Ministers have been urged to quickly reveal details of how and where cuts to university-based teacher training will be most felt, as concerns grow over a crisis in the sector.

James Noble-Rogers, executive director of the Universities’ Council for the Education of Teachers (UCET), has today wirtten to the government.

Figures published last week illustrate a drastic rethinking in the government’s plans for the distribution of teacher training - it has made no secret to see the locus of ITT moved from university to school-based training.

For 2014-15 overall numbers for School Direct places, ministers’ preferred new style of training, have shot up from 9,600 in the current year to 15,400, while universities have seen PGCE places drop overall from 20,000 to 16,200 and undergraduate teaching degrees from 6,800 to 6,700.

Now UCET is demanding a detailed breakdown of the allocations by subject, phase and individual institution.

In his letter to David Laws, education minister, Nobel-Rogers, executive director of UCET points out that an appropriate balance between School Direct and core places (mainly places provided in higher education) is vital.

The government has said that the figures are provisional and more details will be provided on subjects, phase and individual institution once they are finalised and before the end of 2013.

But Mr Nobel-Rogers writes: “The only apparent reason that it should now be kept secret is to prevent a timely and legitimate analysis of data before allocations are finalised.”

He adds that he wants the National College for Teaching and Leadership to provide the information immediately, and has made a freedom of information request for it.

Speaking to the TES, Mr Nobel-Rogers said: “We need a breakdown by primary, secondary and subject so we can advise our members and we need that before the figures are finalised. There is no point doing an analysis afterwards.

“We can’t see if the expansion of School Direct is at the expense of secondary numbers in higher education or primary numbers, we need to do an analysis and give feedback before the numbers are made final.”

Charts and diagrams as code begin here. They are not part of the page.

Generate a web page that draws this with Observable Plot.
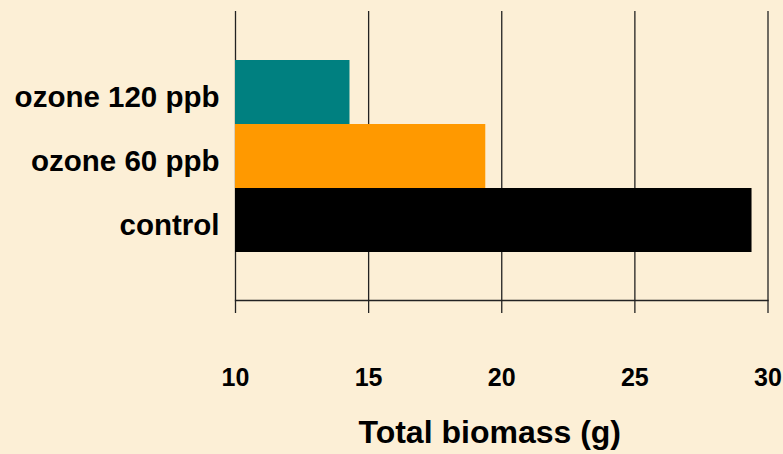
<!DOCTYPE html>
<html><head><meta charset="utf-8">
<script src="https://cdn.jsdelivr.net/npm/d3@7"></script>
<script src="https://cdn.jsdelivr.net/npm/@observablehq/plot@0.6"></script>
<style>html,body{margin:0;padding:0;background:#FCEFD6;}</style>
</head><body><div id="chart"></div>
<script>
const treatments = ["ozone 120 ppb", "ozone 60 ppb", "control"];
const biomass = [14.3, 19.4, 29.4];
const colors = ["#008080", "#FF9900", "#000000"];
const xTicks = [10, 15, 20, 25, 30];
const xLabel = "Total biomass (g)";

const data = treatments.map((t, i) => ({treatment: t, biomass: biomass[i]}));

const chart = Plot.plot({
  width: 783, height: 454,
  marginLeft: 235, marginRight: 15.5, marginTop: 11, marginBottom: 154,
  style: {background: "transparent", fontFamily: "'Liberation Sans', Arial, sans-serif", fontWeight: "bold", color: "#000", overflow: "visible"},
  x: {domain: [xTicks[0], xTicks[xTicks.length - 1]], clamp: true},
  y: {domain: treatments, paddingInner: 0, paddingOuter: 0.75},
  color: {domain: treatments, range: colors},
  marks: [
    Plot.ruleX(xTicks, {stroke: "#222", strokeWidth: 1.3}),
    Plot.barX(data, {x: "biomass", y: "treatment", fill: "treatment"}),
    Plot.frame({anchor: "bottom", stroke: "#222", strokeWidth: 1.3}),
    Plot.axisX({ticks: xTicks, tickSize: 13, tickPadding: 55, fontSize: 25, stroke: "#222", strokeWidth: 1.3, label: null, tickFormat: d => String(d)}),
    Plot.axisY({tickSize: 0, tickPadding: 16, fontSize: 29.5, dy: 5, label: null}),
    Plot.text([xLabel], {text: d => d, frameAnchor: "bottom", dy: 142, dx: -12, fontSize: 32, lineAnchor: "bottom", fontWeight: "bold"})
  ]
});
document.getElementById("chart").appendChild(chart);
</script>
</body></html>
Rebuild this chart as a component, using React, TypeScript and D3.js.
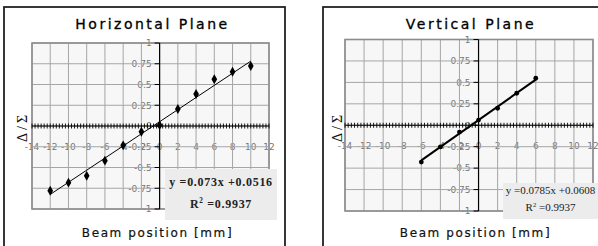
import React from "react";
import * as d3 from "d3";

// measured points, Horizontal Plane
const hX = [-12, -10, -8, -6, -4, -2, 0, 2, 4, 6, 8, 10];
const hY = [-0.78, -0.683, -0.6, -0.418, -0.233, -0.069, 0.01, 0.205, 0.385, 0.563, 0.654, 0.723];

// measured points, Vertical Plane
const vX = [-6, -4, -2, 0, 2, 4, 6];
const vY = [-0.43, -0.253, -0.08, 0.06, 0.198, 0.373, 0.548];

// trendline coefficients as printed on the chart
const hFit = [0.073, 0.0516];
const vFit = [0.0785, 0.0608];
const hR2 = "0.9937";
const vR2 = "0.9937";

const xTickValues = [-14, -12, -10, -8, -6, -4, -2, 0, 2, 4, 6, 8, 10, 12];
const yTickValues = [-1, -0.75, -0.5, -0.25, 0, 0.25, 0.5, 0.75, 1];
const yTickLabels = ["-1", "-0.75", "-0.5", "-0.25", "0", "0.25", "0.5", "0.75", "1"];

const tickFont = "'DejaVu Sans', Verdana, sans-serif";
const serif = "'Liberation Serif', 'Times New Roman', serif";

type PanelProps = {
  title: string;
  xs: number[];
  ys: number[];
  fit: number[];
  r2: string;
  frame: { x: number; y: number; w: number; h: number };
  plot: { x0: number; x1: number; y0: number; y1: number };
  titleX: number;
  xLabelX: number;
  yTitleX: number;
  box: { x: number; y: number; w: number; h: number; cx: number; b1: number; b2: number };
  eqSize: number;
  eqBold: boolean;
  lineWidth: number;
  diamond: boolean;
};

function Panel(p: PanelProps) {
  const x = d3.scaleLinear().domain([-14, 12]).range([p.plot.x0, p.plot.x1]);
  const y = d3.scaleLinear().domain([-1, 1]).range([p.plot.y1, p.plot.y0]);
  const x0 = x(0);
  const y0 = y(0);

  const minorTicks = d3.range(-14, 12.001, 1 / 3);
  const xExt = d3.extent(p.xs) as [number, number];
  const fitLine = d3.line<number>()
    .x((d) => x(d))
    .y((d) => y(p.fit[0] * d + p.fit[1]));

  const diamond = d3.symbol(d3.symbolDiamond, 28)();

  const eqText = `y =${p.fit[0]}x +${p.fit[1]}`;
  const weight = p.eqBold ? "bold" : "normal";
  const ls = p.eqBold ? 0.7 : 0;

  return (
    <g>
      {/* chart frame */}
      <rect x={p.frame.x} y={p.frame.y} width={p.frame.w} height={p.frame.h}
        fill="#fff" stroke="#222" strokeWidth={1.8} />

      {/* title */}
      <text x={p.titleX} y={29} textAnchor="middle" fontFamily={tickFont}
        fontSize={14} letterSpacing={2.5} fill="#000" stroke="#000" strokeWidth={0.3}>{p.title}</text>

      {/* plot area */}
      <rect x={p.plot.x0} y={p.plot.y0} width={p.plot.x1 - p.plot.x0}
        height={p.plot.y1 - p.plot.y0} fill="#f7f7f7" />

      {/* tick labels */}
      {xTickValues.map((v) => (
        <text key={"xl" + v} x={x(v)} y={y0 + 24} textAnchor="middle"
          fontFamily={tickFont} fontSize={9} fill="#777">{String(v)}</text>
      ))}
      {yTickValues.map((v, i) => (
        <text key={"yl" + v} x={x0 - 8} y={y(v) + 3.3} textAnchor="end"
          fontFamily={tickFont} fontSize={9} fill="#777">{yTickLabels[i]}</text>
      ))}

      {/* grid */}
      {xTickValues.map((v) => (
        <line key={"gx" + v} x1={x(v)} x2={x(v)} y1={p.plot.y0} y2={p.plot.y1}
          stroke="#a6a6a6" strokeWidth={1} />
      ))}
      {yTickValues.map((v) => (
        <line key={"gy" + v} x1={p.plot.x0} x2={p.plot.x1} y1={y(v)} y2={y(v)}
          stroke="#a6a6a6" strokeWidth={1} />
      ))}
      <rect x={p.plot.x0} y={p.plot.y0} width={p.plot.x1 - p.plot.x0}
        height={p.plot.y1 - p.plot.y0} fill="none" stroke="#8c8c8c" strokeWidth={1.6} />

      {/* x axis at y=0 with minor ticks */}
      <line x1={p.plot.x0} x2={p.plot.x1} y1={y0} y2={y0} stroke="#000" strokeWidth={1} />
      {minorTicks.map((v, i) => (
        <line key={"mt" + i} x1={x(v)} x2={x(v)} y1={y0 - 2.5} y2={y0 + 2.5}
          stroke="#000" strokeWidth={0.9} />
      ))}

      {/* y axis at x=0 */}
      <line x1={x0} x2={x0} y1={p.plot.y0} y2={p.plot.y1} stroke="#000" strokeWidth={1.2} />
      {yTickValues.map((v) => (
        <line key={"yt" + v} x1={x0 - 5} x2={x0} y1={y(v)} y2={y(v)} stroke="#000" strokeWidth={1} />
      ))}

      {/* trendline */}
      <path d={fitLine(xExt) || ""} fill="none" stroke="#000" strokeWidth={p.lineWidth} />

      {/* points */}
      {p.xs.map((v, i) =>
        p.diamond ? (
          <path key={"pt" + i} d={diamond || ""} transform={`translate(${x(v)},${y(p.ys[i])})`} fill="#000" />
        ) : (
          <circle key={"pt" + i} cx={x(v)} cy={y(p.ys[i])} r={2.4} fill="#000" />
        )
      )}

      {/* equation box */}
      <rect x={p.box.x} y={p.box.y} width={p.box.w} height={p.box.h} fill="#ececec" />
      <text x={p.box.cx} y={p.box.b1} textAnchor="middle" fontFamily={serif}
        fontSize={p.eqSize} fontWeight={weight} letterSpacing={ls} fill="#222">{eqText}</text>
      <text x={p.box.cx} y={p.box.b2} textAnchor="middle" fontFamily={serif}
        fontSize={p.eqSize} fontWeight={weight} letterSpacing={ls} fill="#222">
        R<tspan fontSize={p.eqSize * 0.6} dy={-p.eqSize * 0.4}>2</tspan>
        <tspan dy={p.eqSize * 0.4}> ={p.r2}</tspan>
      </text>

      {/* axis titles */}
      <text x={p.xLabelX} y={237} textAnchor="middle" fontFamily={tickFont}
        fontSize={12} letterSpacing={1.6} fill="#111" stroke="#111" strokeWidth={0.2}>Beam position [mm]</text>
      <text transform={`translate(${p.yTitleX},127) rotate(-90)`} textAnchor="middle"
        fontFamily={serif} fontSize={14} letterSpacing={3} fill="#111">Δ/Σ</text>
    </g>
  );
}

export default function App() {
  return (
    <svg width={598} height={246} style={{ position: "absolute", left: 0, top: 0, background: "#fff" }}>
      <Panel
        title="Horizontal Plane"
        xs={hX}
        ys={hY}
        fit={hFit}
        r2={hR2}
        frame={{ x: 4, y: 7, w: 281, h: 260 }}
        plot={{ x0: 32, x1: 269, y0: 43, y1: 209 }}
        titleX={152.5}
        xLabelX={157.5}
        yTitleX={27}
        box={{ x: 165, y: 169, w: 112, h: 51, cx: 221, b1: 186, b2: 208 }}
        eqSize={12}
        eqBold={true}
        lineWidth={1}
        diamond={true}
      />
      <Panel
        title="Vertical Plane"
        xs={vX}
        ys={vY}
        fit={vFit}
        r2={vR2}
        frame={{ x: 323, y: 7, w: 300, h: 260 }}
        plot={{ x0: 345, x1: 593, y0: 39.5, y1: 211 }}
        titleX={471}
        xLabelX={475.5}
        yTitleX={341.5}
        box={{ x: 503, y: 183, w: 100, h: 36, cx: 550.5, b1: 194, b2: 211 }}
        eqSize={11}
        eqBold={false}
        lineWidth={2}
        diamond={false}
      />
    </svg>
  );
}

In response, a DfE spokesperson said: “School Direct is proving very popular with both trainees and schools. Last year, three candidates applied for every School Direct place, compared with 1.8 applicants per place in universities. Requests from schools for School Direct places have shot up from 9,600 to 17,700 in the past year.
“Universities remain integral to teacher training. Higher education institutions are involved in 82 per cent of teacher training overall.”